Global hot spots boil over with righteous anger

By Shoshana Bryen

Shoshana Bryen

WASHINGTON, D.C. — There is anger and then there is righteous anger. Peter Finch yelling out the window, “I’m mad as hell and I’m not going to take it anymore.”

From Iran, Iraq, and Lebanon, where parts of a whole are coming undone, to Hong Kong to Puerto Rico to France and Venezuela, people are mad as hell.

Consider Lebanon. Independent in 1943, but occupied by Syria from 1975-2005, and brought into Iran’s orbit through the creation of Hezb’allah in the early 1980s, the same constellation of politicians have held power since the end of the civil war in 1990. Americans appear to worry most about the security implications of Hezb’allah, a U.S.-designated terror organization with its own army and a drug/weapons/money racket in South America, pulling strings in Beirut. And worry, too, about the U.S. armed and trained Lebanese Armed Forces (LAF), working alongside and sometimes in cooperation with Hezb’allah. Hassan Nasrallah calls the LAF “a partner.”

But how did Lebanon come to this point and why are people angry now?

Multiethnic and multicultural, Lebanese politics are sliced into sectarian segments; you are Druze or Shiite or Maronite Christian. The government has no national commitments, only confessional ones, which makes it easy to set one group against another, leaving the best-armed and richest on top, i.e., Hezb’allah. That is also a recipe for corruption — take care of your own and the devil take the rest, also the devil is the rest. Lebanon ranks 147th out of 183 countries in Transparency International’s Corruption Index. There are 6-7 million Lebanese (numbers vary widely because so many live abroad). Government debt is $89.5 billion and interest payments consumed 48 percent of domestic government revenues in 2016. The debt-to-GDP ratio is 151% with an annual growth rate of negative 0.2 percent for 2019. The Lebanese pound has lost more than 60 percent of its value in recent weeks on the black market.

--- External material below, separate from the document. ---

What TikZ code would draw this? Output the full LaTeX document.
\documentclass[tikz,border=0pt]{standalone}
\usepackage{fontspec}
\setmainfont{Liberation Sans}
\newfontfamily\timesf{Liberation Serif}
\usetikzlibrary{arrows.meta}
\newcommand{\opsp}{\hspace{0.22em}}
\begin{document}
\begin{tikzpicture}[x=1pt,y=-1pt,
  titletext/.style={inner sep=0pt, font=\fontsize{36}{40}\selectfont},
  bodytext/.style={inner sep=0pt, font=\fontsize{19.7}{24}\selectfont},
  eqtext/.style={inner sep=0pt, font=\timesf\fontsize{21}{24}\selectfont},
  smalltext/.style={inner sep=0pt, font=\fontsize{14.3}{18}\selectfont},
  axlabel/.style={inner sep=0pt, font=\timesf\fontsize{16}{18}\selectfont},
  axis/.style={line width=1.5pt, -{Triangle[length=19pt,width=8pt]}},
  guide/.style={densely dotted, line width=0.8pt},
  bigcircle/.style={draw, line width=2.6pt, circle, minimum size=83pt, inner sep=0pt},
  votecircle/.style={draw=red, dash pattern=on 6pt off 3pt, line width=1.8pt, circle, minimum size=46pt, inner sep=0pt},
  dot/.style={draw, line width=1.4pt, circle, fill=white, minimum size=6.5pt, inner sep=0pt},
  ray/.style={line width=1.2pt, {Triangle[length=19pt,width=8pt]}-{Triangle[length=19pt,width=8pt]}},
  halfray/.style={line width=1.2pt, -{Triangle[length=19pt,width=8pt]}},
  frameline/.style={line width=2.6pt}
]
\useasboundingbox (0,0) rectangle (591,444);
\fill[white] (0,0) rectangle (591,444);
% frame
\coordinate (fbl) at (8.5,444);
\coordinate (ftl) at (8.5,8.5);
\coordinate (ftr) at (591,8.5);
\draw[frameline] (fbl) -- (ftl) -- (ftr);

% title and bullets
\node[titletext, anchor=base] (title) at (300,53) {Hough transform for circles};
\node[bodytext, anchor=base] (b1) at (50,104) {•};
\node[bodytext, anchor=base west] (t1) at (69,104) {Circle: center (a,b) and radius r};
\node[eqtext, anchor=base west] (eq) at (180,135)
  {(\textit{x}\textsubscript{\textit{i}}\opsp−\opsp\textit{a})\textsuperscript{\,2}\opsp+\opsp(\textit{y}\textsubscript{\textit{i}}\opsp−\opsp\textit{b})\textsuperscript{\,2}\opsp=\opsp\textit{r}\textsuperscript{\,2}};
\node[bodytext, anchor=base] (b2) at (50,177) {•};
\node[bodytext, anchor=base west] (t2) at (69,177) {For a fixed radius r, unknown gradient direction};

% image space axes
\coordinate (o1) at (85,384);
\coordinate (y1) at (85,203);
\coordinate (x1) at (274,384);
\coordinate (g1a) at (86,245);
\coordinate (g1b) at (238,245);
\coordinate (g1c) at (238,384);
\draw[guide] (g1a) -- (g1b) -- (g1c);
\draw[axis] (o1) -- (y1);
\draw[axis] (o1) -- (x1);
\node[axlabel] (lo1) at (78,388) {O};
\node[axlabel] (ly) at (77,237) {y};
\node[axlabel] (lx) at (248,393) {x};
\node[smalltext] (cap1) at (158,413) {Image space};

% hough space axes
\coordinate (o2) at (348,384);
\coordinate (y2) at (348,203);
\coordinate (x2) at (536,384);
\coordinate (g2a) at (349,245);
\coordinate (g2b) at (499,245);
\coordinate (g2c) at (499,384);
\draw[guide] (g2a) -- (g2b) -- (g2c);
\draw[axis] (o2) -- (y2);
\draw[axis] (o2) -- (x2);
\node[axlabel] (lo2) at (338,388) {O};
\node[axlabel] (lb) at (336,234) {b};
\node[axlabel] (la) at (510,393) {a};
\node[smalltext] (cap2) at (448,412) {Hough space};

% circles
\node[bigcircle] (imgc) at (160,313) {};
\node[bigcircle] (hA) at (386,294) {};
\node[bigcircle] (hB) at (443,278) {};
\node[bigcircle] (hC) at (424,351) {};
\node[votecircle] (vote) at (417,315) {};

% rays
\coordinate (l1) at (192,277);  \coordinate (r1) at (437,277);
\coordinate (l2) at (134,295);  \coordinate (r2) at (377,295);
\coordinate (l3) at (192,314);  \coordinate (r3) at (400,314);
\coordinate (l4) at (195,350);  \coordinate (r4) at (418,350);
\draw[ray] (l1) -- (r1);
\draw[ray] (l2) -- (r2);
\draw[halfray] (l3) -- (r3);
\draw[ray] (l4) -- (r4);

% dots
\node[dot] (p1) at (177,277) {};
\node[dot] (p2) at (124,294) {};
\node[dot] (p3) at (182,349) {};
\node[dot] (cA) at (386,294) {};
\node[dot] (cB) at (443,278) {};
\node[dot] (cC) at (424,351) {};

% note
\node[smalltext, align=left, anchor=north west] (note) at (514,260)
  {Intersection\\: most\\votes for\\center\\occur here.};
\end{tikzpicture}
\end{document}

Lebanon has been in a “trash crisis” since 2015 — municipalities (based on sectarian lines) are supposed to collect trash, but the central government’s payments for collection have been “erratic” according to local sources. Unregulated dumps, open burning, trash piling up in the streets and pouring into Mediterranean Sea have led to health concerns far beyond Lebanon’s borders. A wave of forest fires in October 2019 made things immeasurably worse. The people in the south have an additional problem — Hezb’allah has been putting rockets and missiles in their homes and villages for years, planning for the next strike against Israel.

The trash and forest fires were the proximate cause of the protests in Lebanon that began in October, but the real cause appears to be the unwillingness of Lebanese millennials to be ruled by the corrupt, Hezb’allah-led regime. Demands for secular government, more services, and the presence of the Lebanese flag rather than factional banners highlight the protests. The demise of Qassam Soleimani appears to have emboldened the protesters, while the government, feeling the heat, has been increasingly brutal. More than 500 people have been injured in the past week, but the protesters appear determined to force a change in government, chanting “revolution” in the streets.

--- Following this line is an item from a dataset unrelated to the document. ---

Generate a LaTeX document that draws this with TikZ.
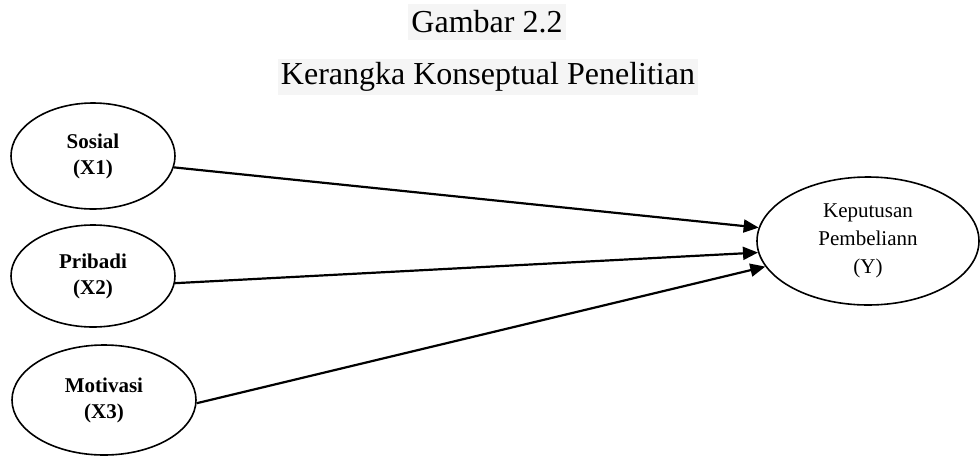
\documentclass[tikz,border=0pt]{standalone}
\usepackage{fontspec}
\setmainfont{Liberation Serif}
\usetikzlibrary{arrows.meta,shapes.geometric}
\definecolor{latar}{HTML}{F5F5F5}
\definecolor{garis}{HTML}{000000}

\begin{document}
\begin{tikzpicture}[x=0.5pt,y=-0.5pt,
    judul/.style={fill=latar, font=\fontsize{16}{19}\selectfont, inner sep=1.5pt, minimum height=18pt},
    var/.style={ellipse, draw=garis, line width=0.8pt, align=center, inner sep=0pt, font=\fontsize{10.5}{13}\selectfont\bfseries},
    hasil/.style={var, font=\fontsize{10.5}{14}\selectfont},
    ar/.style={-{Triangle[length=7.5pt,width=6.5pt]}, line width=1.1pt, garis}]
  \useasboundingbox (0,0) rectangle (980,456);
  \node[judul] (j1) at (487,22) {Gambar 2.2};
  \node[judul] (j2) at (488,77) {Kerangka Konseptual Penelitian};
  \node[var, minimum width=82pt, minimum height=53pt] (x1) at (93,156) {Sosial\\(X1)};
  \node[var, minimum width=82pt, minimum height=51pt] (x2) at (93,276) {Pribadi\\(X2)};
  \node[var, minimum width=92pt, minimum height=55pt] (x3) at (104,400) {Motivasi\\(X3)};
  \node[hasil, minimum width=111pt, minimum height=64pt] (y) at (868,241) {Keputusan\\Pembeliann\\(Y)};
  \foreach \a/\b in {x1.-8/y.173,x2.-5/y.-174,x3.-2/y.-166}{\draw[ar] (\a) -- (\b);}
\end{tikzpicture}
\end{document}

Iran and Iraq, with some differences, are following the Lebanese model, with young people — and women out front in Iran — demanding change. Iraqi millennials have been attacking symbols of both their government and the Iranian government. Protests are primarily wrecking the south — Shiite Iraqis demanding that Shiite Iran go home. More than 600 people have been killed. In Iran, protests ostensibly about the downing of a Ukrainian airliner have become louder, more violent, and more overtly demanding that the mullahs step down — the death toll there is more than 1,000 and the UN says it has evidence that the government issued “shoot to kill” orders.

Hong Kong against China and Venezuelans against a stolen election and the impoverishment of their once-comfortable and democratic country. In France, “yellow vests” protest against economic conditions. Puerto Ricans against… Puerto Ricans?

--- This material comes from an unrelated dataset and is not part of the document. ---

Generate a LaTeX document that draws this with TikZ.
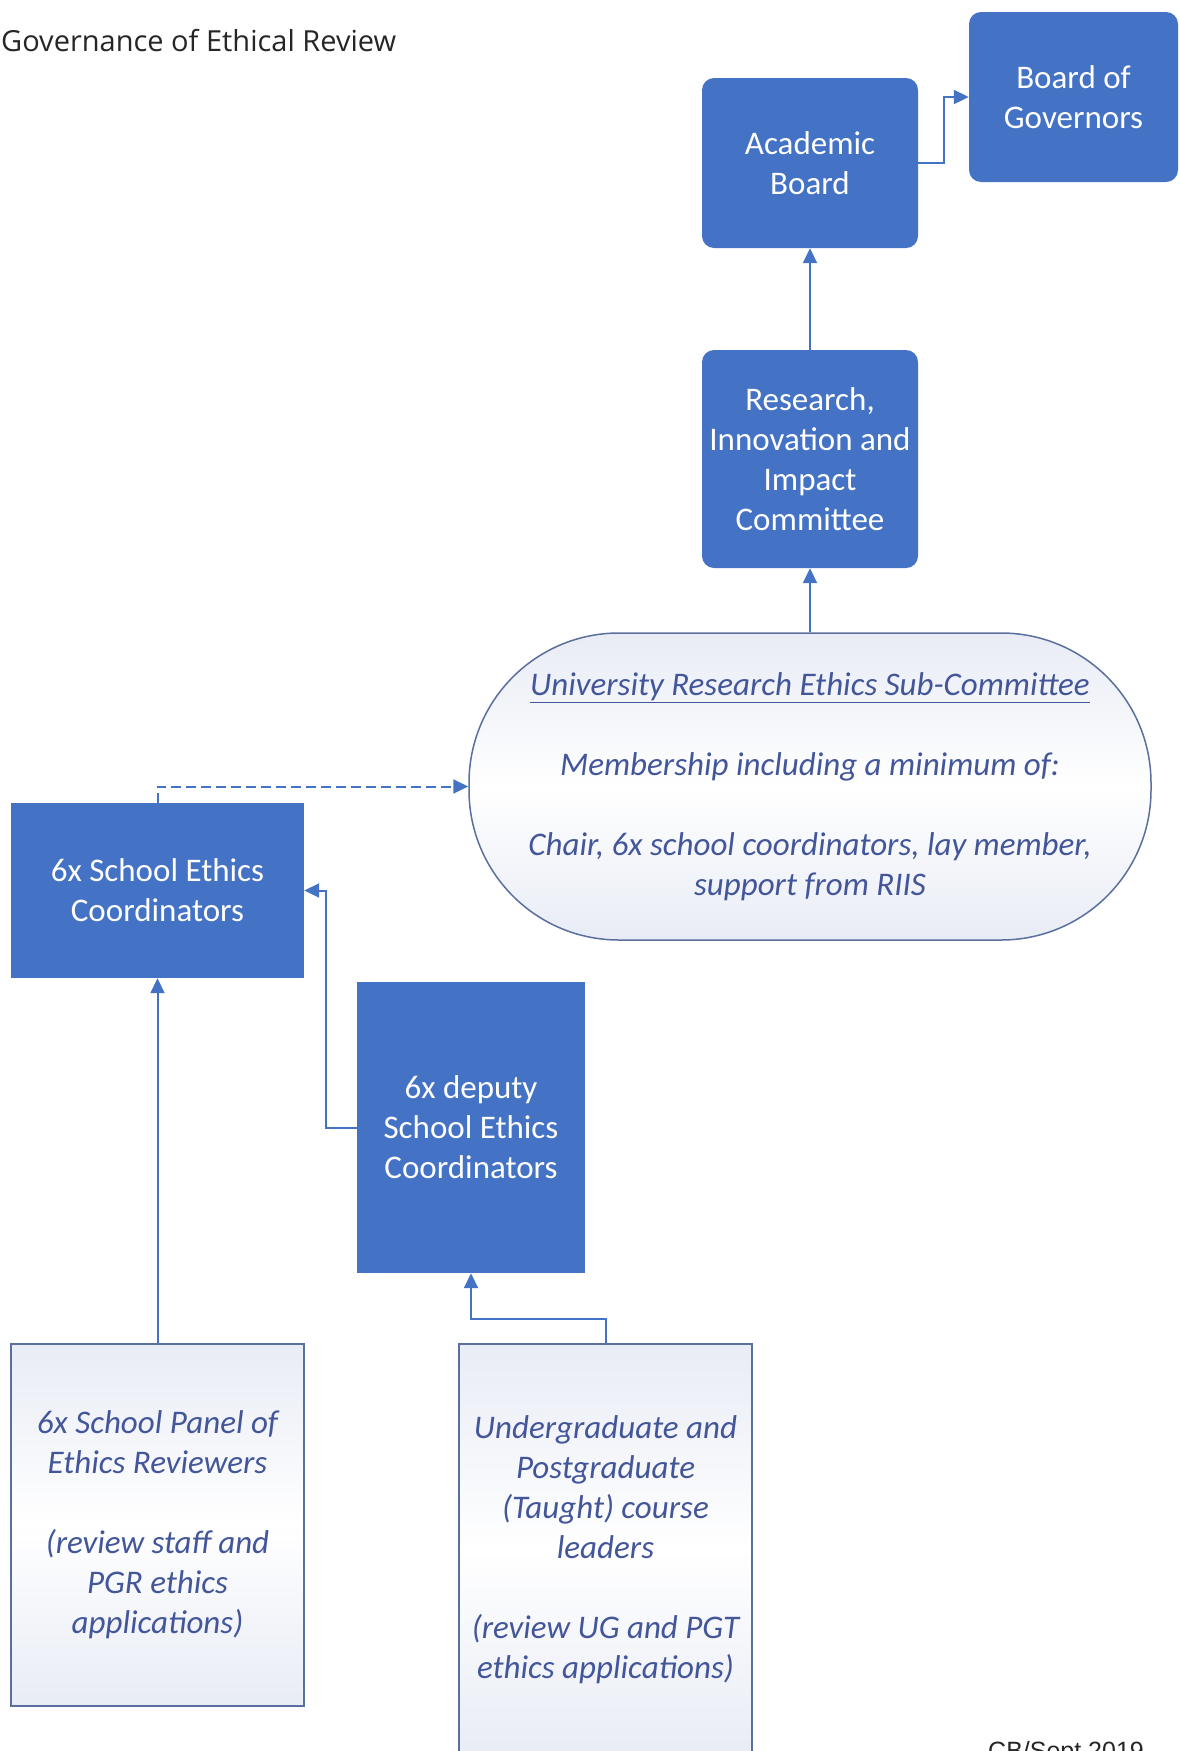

When Hurricane Maria hit the island in 2017 the island was devastated, most particularly the fragile electrical grid. Rescue and relief efforts were hampered by terrain, finances, and politics, and a sniping match ensued between President Trump and Roberto Rosellό, the governor of Puerto Rico. Almost a year later, 80 percent of Puerto Ricans graded the President as Fair/Poor in his response to the devastation — but 74 percent rated the Puerto Rican government the same. Rosellό was forced by massive protests to resign.

Fast forward to January 2020 and the discovery that emergency aid from the mainland had been stashed in warehouses and not distributed. The people are in the street again, protesting their government’s apparent disdain for them. This time, protesters brought a guillotine — no word on whether it was operational.

Righteous anger is truly something to behold.